Article 012: Social Media
URL: https://thelongrun.work/articles/012-the-goalkeepers-dilemma
Medium
Tags (5 max)
- Technology
- Software Engineering
- Future Of Work
- Skills
- Artificial Intelligence
Subtitle
“Automation makes you rusty at the work you stop doing. The 5% AI can’t handle becomes the hardest 5% you need to execute.”
LinkedIn Posts
Post 1: Publish-day (2026-04-06)
A goalkeeper spends 85 minutes watching.
Three or four moments per match where everything depends on execution. The rest is positioning, tracking, waiting.
If they trained the same way they played — mostly passive, rarely called upon — they wouldn’t stay sharp. They’d stay in the habit of watching.
Sound familiar?
AI now handles most of the routine coding. You review, direct, approve. The supervision is real work. But the moments that actually need hands-on coding are rare enough that you can go weeks without writing anything difficult from scratch.
And when those moments come — when AI fails on the eleventh iteration of the same prompt and you actually need to trace the problem yourself — you reach for a fluency the supervision phase has been quietly depleting.
In 1983, Lisanne Bainbridge wrote about factory automation doing the same thing to operators. She called it the “Ironies of Automation.” The system that needs you to intervene effectively is the same system reducing your opportunities to practise intervening.
The skills you stop practising are the ones you need most when AI fails.
New article: The Goalkeeper’s Dilemma → https://thelongrun.work/articles/012-the-goalkeepers-dilemma
Which skills have you noticed getting rustier?
Visual idea: A goalkeeper mid-match, watching play unfold at the other end of the pitch — passive, alert, waiting. Caption: “85 minutes of this. Then everything depends on you.”
Post 2: Insight (target: 2026-04-13)
AI-era deskilling is harder to spot than the factory version.
When a factory operator stopped working the machinery manually, they knew. The gap had a shape. You hadn’t touched the controls in six months — that was legible.
When a developer spends their days reviewing AI-generated code, it feels like coding. You’re in the IDE. You’re reading implementation. You’re making decisions about correctness.

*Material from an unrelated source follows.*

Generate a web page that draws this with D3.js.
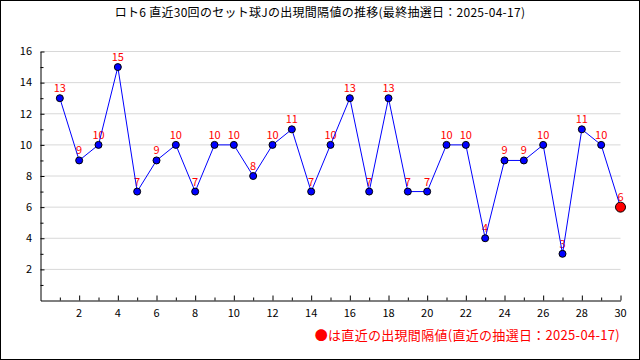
<!DOCTYPE html>
<html>
<head>
<meta charset="utf-8">
<script src="https://cdn.jsdelivr.net/npm/d3@7"></script>
<style>
  body { margin: 0; background: #fff; }
  svg { display: block; font-family: "Noto Sans CJK JP", "DejaVu Sans", sans-serif; }
</style>
</head>
<body>
<svg width="640" height="360"></svg>
<script>
// draw numbers 1..30, interval values
const draws = d3.range(1, 31);
const intervals = [13, 9, 10, 15, 7, 9, 10, 7, 10, 10, 8, 10, 11, 7, 10, 13, 7, 13, 7, 7, 10, 10, 4, 9, 9, 10, 3, 11, 10, 6];
const yTicks = [2, 4, 6, 8, 10, 12, 14, 16];
const xTicks = [2, 4, 6, 8, 10, 12, 14, 16, 18, 20, 22, 24, 26, 28, 30];
const titleText = "ロト6 直近30回のセット球Jの出現間隔値の推移(最終抽選日：2025-04-17)";
const noteText = "●は直近の出現間隔値(直近の抽選日：2025-04-17)";

const data = draws.map((d, i) => ({draw: d, value: intervals[i]}));

const svg = d3.select("svg");

// outer frame
svg.append("rect")
    .attr("x", 0.5).attr("y", 0.5)
    .attr("width", 639).attr("height", 359)
    .attr("fill", "#fff")
    .attr("stroke", "#000");

const x = d3.scaleLinear().domain([0, 30]).range([40.5, 620.5]);
const y = d3.scaleLinear().domain([0, 16]).range([300.5, 51.5]);

// grid
svg.append("g")
    .selectAll("line")
    .data(yTicks)
    .join("line")
      .attr("x1", x(0)).attr("x2", x(30))
      .attr("y1", d => y(d)).attr("y2", d => y(d))
      .attr("stroke", "#d8d8d8");

// y axis
const yAxis = svg.append("g")
    .attr("transform", `translate(${x(0)},0)`)
    .call(d3.axisRight(y).tickValues(d3.range(1, 17)).tickSize(4).tickSizeOuter(0).tickFormat(""));
yAxis.select(".domain").attr("stroke", "#000");
yAxis.selectAll(".tick line").attr("x2", d => d % 2 === 0 ? 4 : 3);

svg.append("g")
    .selectAll("text")
    .data(yTicks)
    .join("text")
      .attr("x", 32)
      .attr("y", d => y(d))
      .attr("dy", "0.35em")
      .attr("text-anchor", "end")
      .attr("font-size", 11)
      .text(d => d);

// x axis
const xAxis = svg.append("g")
    .attr("transform", `translate(0,${y(0)})`)
    .call(d3.axisTop(x).tickValues(d3.range(1, 31)).tickSize(4).tickSizeOuter(0).tickFormat(""));
xAxis.select(".domain").attr("stroke", "#000");
xAxis.selectAll(".tick line").attr("y2", d => d % 2 === 0 ? -5 : -3);

svg.append("g")
    .selectAll("text")
    .data(xTicks)
    .join("text")
      .attr("x", d => x(d))
      .attr("y", 313)
      .attr("dy", "0.35em")
      .attr("text-anchor", "middle")
      .attr("font-size", 11)
      .text(d => d);

// value labels
svg.append("g")
    .selectAll("text")
    .data(data)
    .join("text")
      .attr("x", d => x(d.draw))
      .attr("y", d => y(d.value) - 6)
      .attr("text-anchor", "middle")
      .attr("font-size", 11)
      .attr("fill", "#ff0000")
      .text(d => d.value);

// line
const line = d3.line()
    .x(d => x(d.draw))
    .y(d => y(d.value));

svg.append("path")
    .datum(data)
    .attr("fill", "none")
    .attr("stroke", "#0000ff")
    .attr("stroke-width", 1)
    .attr("d", line);

// points
svg.append("g")
    .selectAll("circle")
    .data(data)
    .join("circle")
      .attr("cx", d => x(d.draw))
      .attr("cy", d => y(d.value))
      .attr("r", (d, i) => i === data.length - 1 ? 5 : 3.5)
      .attr("fill", (d, i) => i === data.length - 1 ? "#ff0000" : "#0000ff")
      .attr("stroke", "#000")
      .attr("stroke-width", 1);

// title
svg.append("text")
    .attr("x", 320)
    .attr("y", 13)
    .attr("dy", "0.35em")
    .attr("text-anchor", "middle")
    .attr("font-size", 12)
    .attr("letter-spacing", 0.28)
    .text(titleText);

// note
svg.append("text")
    .attr("x", 620)
    .attr("y", 335)
    .attr("dy", "0.35em")
    .attr("text-anchor", "end")
    .attr("font-size", 13)
    .attr("letter-spacing", 0.3)
    .attr("fill", "#ff0000")
    .text(noteText);
</script>
</body>
</html>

The smooth weeks don’t feel like depletion. They feel like productivity.
The problem only becomes visible when something fails and the manual skill is needed. At which point the depletion has already happened.
Recognition is easier than recall. You can read a language well after years without speaking it. Speaking it is harder than you expected.
Visual idea: Two parallel timelines — “what the work feels like” (review, approve, ship) vs “what’s quietly changing” (manual skill fading). Simple diagram or text card.
Post 3: Reflection (target: 2026-05-04)
Since writing about the goalkeeper’s dilemma, I keep noticing the same pattern in different places.
The junior developer who can evaluate AI output accurately but struggles to produce equivalent code without assistance. The senior engineer who reviews architecture well but hesitates when asked to sketch a design from scratch.
The Bainbridge insight from 1983 keeps proving durable: the system that needs you to intervene effectively is the same system that has been reducing your opportunities to practise intervening.
The question I keep coming back to: is there a minimum viable coding practice? Some baseline of hands-on work that preserves execution capacity? I don’t have a clean answer. But I suspect the people figuring it out are the ones already noticing the early signs of the problem.
Visual idea: A real moment — notebook with a handwritten problem, or working at a desk without the usual AI tools visible. Something that suggests deliberate practice.